Description
Fruit Cocktail Cake is a soft, moist dessert packed with fruity goodness and a delightful blend of textures. Perfect for any occasion, it’s easy to make and always a hit with guests. Whether served warm with a scoop of ice cream or chilled with a dollop of whipped cream, this cake is sure to satisfy your sweet tooth.
Ingredients
- 1 can (15 oz) of fruit cocktail (drained, reserving juice)
- 1 ½ cups all-purpose flour
- 1 cup granulated sugar
- 1 tsp baking powder
- ½ tsp baking soda
- ½ tsp salt
- 1 tsp vanilla extract
- 1 large egg
- ½ cup butter (softened)
- 1 cup chopped nuts (walnuts or pecans, optional)
- ½ cup shredded coconut (optional)
Instructions
- Preheat the oven to 350°F (175°C). Grease a 9×13-inch baking dish with butter or non-stick spray.
- In a medium bowl, whisk together flour, baking powder, baking soda, and salt. Set aside.
- In a large bowl, cream together the butter and sugar until light and fluffy.
- Add the egg and vanilla extract, and mix until well combined.
- Gradually add the dry ingredients, alternating with the reserved fruit cocktail juice, starting and ending with the dry ingredients. Mix until just combined.

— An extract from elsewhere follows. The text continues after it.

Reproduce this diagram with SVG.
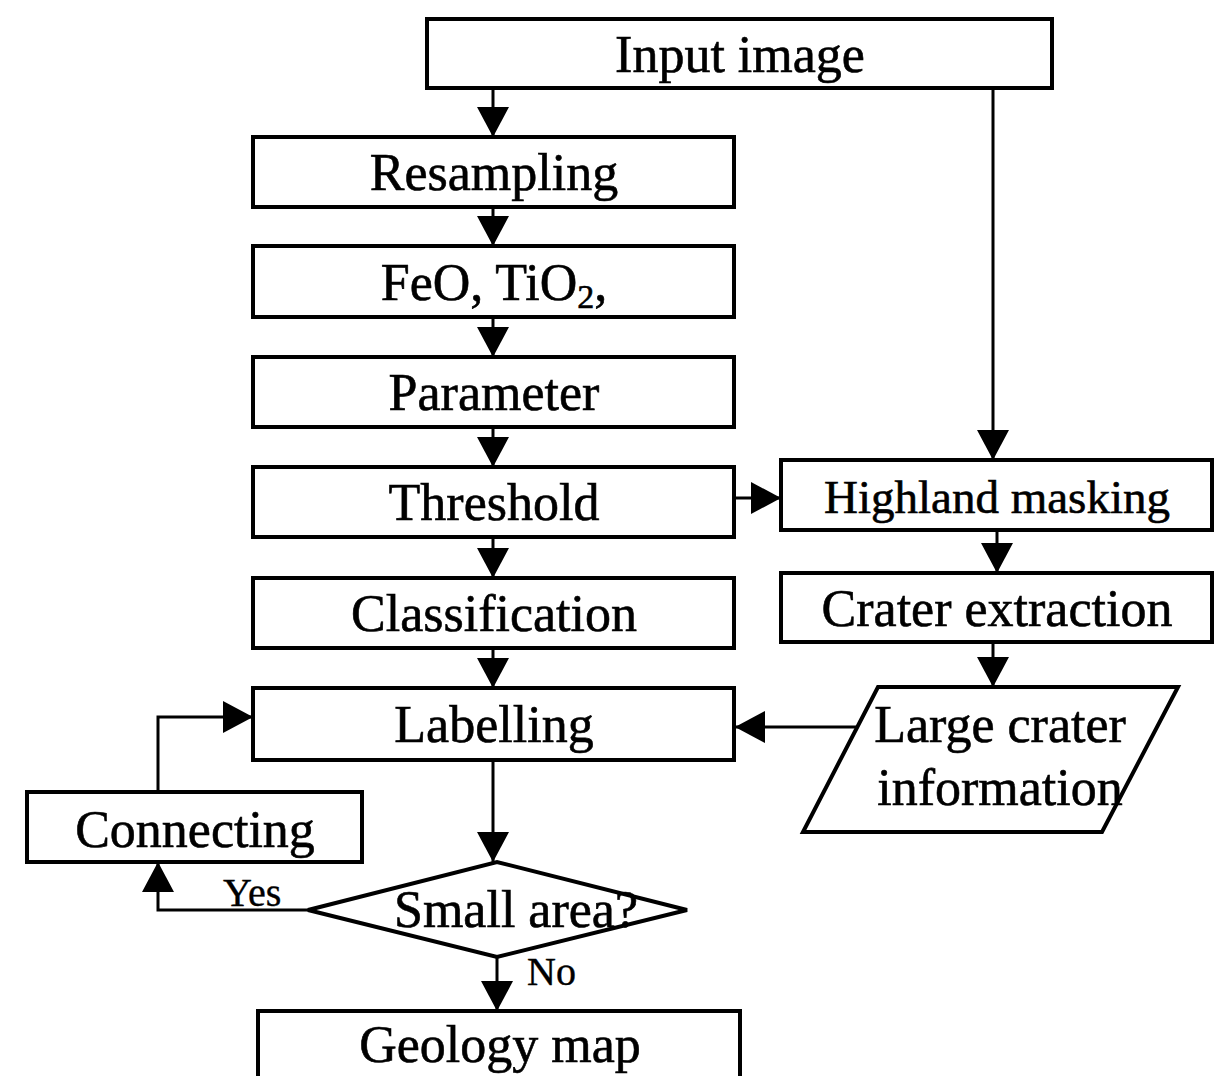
<svg xmlns="http://www.w3.org/2000/svg" width="1220" height="1076" viewBox="0 0 1220 1076">
  <style>
    .box { fill: #fff; stroke: #000; stroke-width: 4; }
    .lbl { font-family: "Liberation Serif", "Times New Roman", serif; font-size: 52px; fill: #000; stroke: #000; stroke-width: 0.6; text-anchor: middle; }
    .sm { font-family: "Liberation Serif", "Times New Roman", serif; font-size: 40px; fill: #000; stroke: #000; stroke-width: 0.4; }
    .wire { fill: none; stroke: #000; stroke-width: 3; }
  </style>
  <defs>
    <marker id="arrow" markerUnits="userSpaceOnUse" markerWidth="30" markerHeight="32" refX="30" refY="16" orient="auto">
      <path d="M0,0 L30,16 L0,32 Z" fill="#000"/>
    </marker>
  </defs>
  <rect width="1220" height="1076" fill="#fff"/>

  <g id="connectors">
    <path class="wire" d="M493,88 V137" marker-end="url(#arrow)"/>
    <path class="wire" d="M493,207 V246" marker-end="url(#arrow)"/>
    <path class="wire" d="M493,317 V357" marker-end="url(#arrow)"/>
    <path class="wire" d="M493,427 V467" marker-end="url(#arrow)"/>
    <path class="wire" d="M493,537 V578" marker-end="url(#arrow)"/>
    <path class="wire" d="M493,648 V688" marker-end="url(#arrow)"/>
    <path class="wire" d="M493,760 V862" marker-end="url(#arrow)"/>
    <path class="wire" d="M497,957 V1011" marker-end="url(#arrow)"/>
    <path class="wire" d="M993,88 V460" marker-end="url(#arrow)"/>
    <path class="wire" d="M735,498 H781" marker-end="url(#arrow)"/>
    <path class="wire" d="M997,530 V573" marker-end="url(#arrow)"/>
    <path class="wire" d="M993,642 V687" marker-end="url(#arrow)"/>
    <path class="wire" d="M857,727 H735" marker-end="url(#arrow)"/>
    <path class="wire" d="M308,910 H158 V862" marker-end="url(#arrow)"/>
    <path class="wire" d="M158,792 V717 H253" marker-end="url(#arrow)"/>
    <text class="sm" x="223" y="906">Yes</text>
    <text class="sm" x="527" y="985">No</text>
  </g>

  <g id="input-image">
    <rect class="box" x="427" y="19" width="625" height="69"/>
    <text class="lbl" x="740" y="72">Input image</text>
  </g>
  <g id="resampling">
    <rect class="box" x="253" y="137" width="481" height="70"/>
    <text class="lbl" x="494" y="190">Resampling</text>
  </g>
  <g id="feo-tio2">
    <rect class="box" x="253" y="246" width="481" height="71"/>
    <text class="lbl" x="494" y="300">FeO, TiO<tspan font-size="34" dy="8">2</tspan><tspan dy="-8">,</tspan></text>
  </g>
  <g id="parameter">
    <rect class="box" x="253" y="357" width="481" height="70"/>
    <text class="lbl" x="494" y="410">Parameter</text>
  </g>
  <g id="threshold">
    <rect class="box" x="253" y="467" width="481" height="70"/>
    <text class="lbl" x="494" y="520">Threshold</text>
  </g>
  <g id="classification">
    <rect class="box" x="253" y="578" width="481" height="70"/>
    <text class="lbl" x="494" y="631">Classification</text>
  </g>
  <g id="labelling">
    <rect class="box" x="253" y="688" width="481" height="72"/>
    <text class="lbl" x="494" y="742">Labelling</text>
  </g>
  <g id="connecting">
    <rect class="box" x="27" y="792" width="335" height="70"/>
    <text class="lbl" x="195" y="847">Connecting</text>
  </g>
  <g id="small-area">
    <polygon class="box" points="308,910 497,862 687,910 497,957"/>
    <text class="lbl" x="516" y="927">Small area?</text>
  </g>
  <g id="geology-map">
    <rect class="box" x="258" y="1011" width="482" height="80"/>
    <text class="lbl" x="500" y="1062">Geology map</text>
  </g>
  <g id="highland-masking">
    <rect class="box" x="781" y="460" width="431" height="70"/>
    <text class="lbl" x="997" y="513" style="font-size:47px">Highland masking</text>
  </g>
  <g id="crater-extraction">
    <rect class="box" x="781" y="573" width="431" height="69"/>
    <text class="lbl" x="997" y="626">Crater extraction</text>
  </g>
  <g id="large-crater-information">
    <polygon class="box" points="878,687 1178,687 1102,832 803,832"/>
    <text class="lbl" x="1000" y="742">Large crater</text>
    <text class="lbl" x="1000" y="805">information</text>
  </g>
</svg>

- Gently fold in the drained fruit cocktail and chopped nuts (if using).
- Pour the batter into the prepared baking dish and spread it evenly.
- Bake for 30-35 minutes or until a toothpick inserted in the center comes out clean. (If using coconut or extra nuts, sprinkle them on top during the last 10 minutes of baking.)
- Let the cake cool slightly, then serve with whipped cream or ice cream if desired.